Species of flowering plant

Artemisia pygmaea is a North American species of sagebrush in the aster family known by the common name pygmy sagebrush.

==Description==
Artemisia pygmaea is a small, cushion-like shrub growing up to about 20 centimeters (8 inches) in height. It is woody and grows from a taproot.

The small leaves are under a centimeter long and wide and are toothed or divided into several deep lobes.

The flower heads contain 3 to 5 disc florets but no ray florets. It is dioecious, with male and female flowers occurring on separate individual plants. Blooming occurs in August and September.

This is one of several plants parasitized by the parasitic plant Orobanche fasciculata.

==Distribution and habitat==
Artemisia pygmaea is native to regions of the Southwestern United States, encompassing parts of Nevada, Utah, Colorado, Arizona, and New Mexico. It is uncommon throughout much of its range but it can be locally abundant.

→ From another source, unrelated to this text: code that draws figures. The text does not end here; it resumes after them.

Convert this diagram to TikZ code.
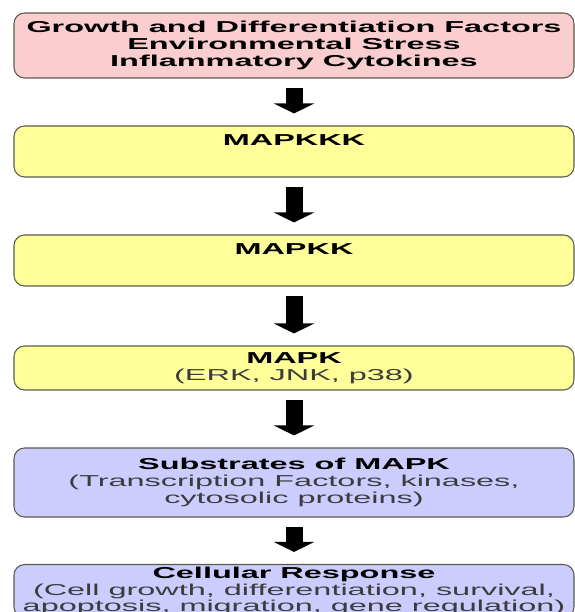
\documentclass[tikz,border=0pt]{standalone}
\usepackage{fontspec}
\newfontfamily\widesf{Liberation Sans}[FakeStretch=2.05]
\usetikzlibrary{arrows.meta}

\definecolor{stimpink}{RGB}{250,206,206}
\definecolor{kinyellow}{RGB}{255,255,153}
\definecolor{respblue}{RGB}{204,204,255}
\definecolor{edgegray}{RGB}{90,90,80}
\definecolor{subgray}{RGB}{60,60,60}

\begin{document}
\begin{tikzpicture}[
  box/.style={draw=edgegray, line width=0.6pt, rounded corners=6pt,
    minimum width=11.2cm, inner sep=0pt, align=center,
    font=\widesf\fontsize{9pt}{9.7pt}\selectfont},
  flow/.style={line width=0.34cm, -{Triangle[width=0.8cm,length=0.2cm]},
    shorten <=0.18cm, shorten >=0.24cm}
]
  \useasboundingbox (0,0) rectangle (11.48,12.24);
  \def\X{5.88}

  % Stimuli
  \node[box, fill=stimpink, minimum height=1.3cm] (stim) at (\X,11.33)
    {\textbf{Growth and Differentiation Factors}\\
     \textbf{Environmental Stress}\\
     \textbf{Inflammatory Cytokines}};

  % Kinase cascade
  \node[box, fill=kinyellow, minimum height=1.02cm] (mapkkk) at (\X,9.21)
    {\textbf{MAPKKK}\\ \strut};
  \node[box, fill=kinyellow, minimum height=1.02cm] (mapkk) at (\X,7.03)
    {\textbf{MAPKK}\\ \strut};
  \node[box, fill=kinyellow, minimum height=0.88cm] (mapk) at (\X,4.88)
    {\textbf{MAPK}\\ {\color{subgray}(ERK, JNK, p38)}};

  % Targets and response
  \node[box, fill=respblue, minimum height=1.38cm] (subs) at (\X,2.59)
    {\textbf{Substrates of MAPK}\\
     {\color{subgray}(Transcription Factors, kinases,}\\
     {\color{subgray}cytosolic proteins)}};
  \node[box, fill=respblue, minimum height=1.06cm,
        font=\widesf\fontsize{9pt}{9.2pt}\selectfont] (resp) at (\X,0.42)
    {\textbf{Cellular Response}\\
     {\color{subgray}(Cell growth, differentiation, survival,}\\
     {\color{subgray}apoptosis, migration, gene regulation)}};

  % Arrows
  \draw[flow] (stim) -- (mapkkk);
  \draw[flow] (mapkkk) -- (mapkk);
  \draw[flow] (mapkk) -- (mapk);
  \draw[flow] (mapk) -- (subs);
  \draw[flow] (subs) -- (resp);
\end{tikzpicture}
\end{document}
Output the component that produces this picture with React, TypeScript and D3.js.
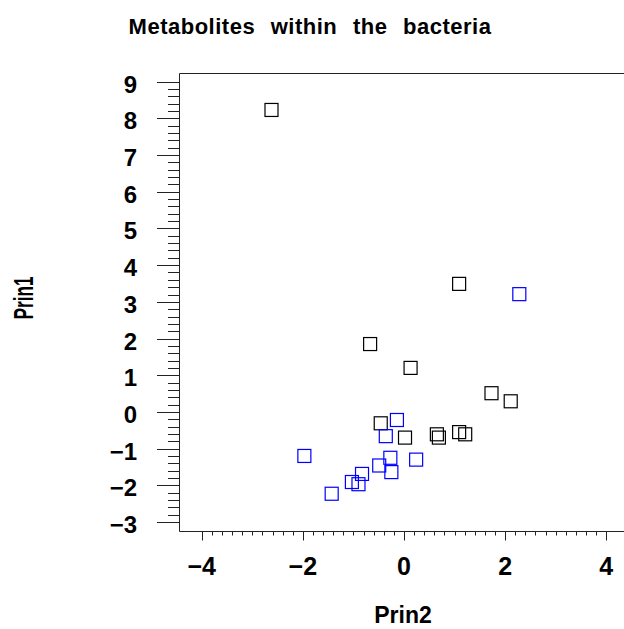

Artemisia pygmaea grows in very dry habitat types. It occurs in the desert grasslands, pinyon-juniper woodlands, and playas of the American southwest, especially in the Great Basin and Uinta Basin. It favors calcareous soils such as gypsum, and alkali soils, salty soils, and clay. It tolerates substrates in which few other plants will grow. Its small size is an adaptation to its dry habitat.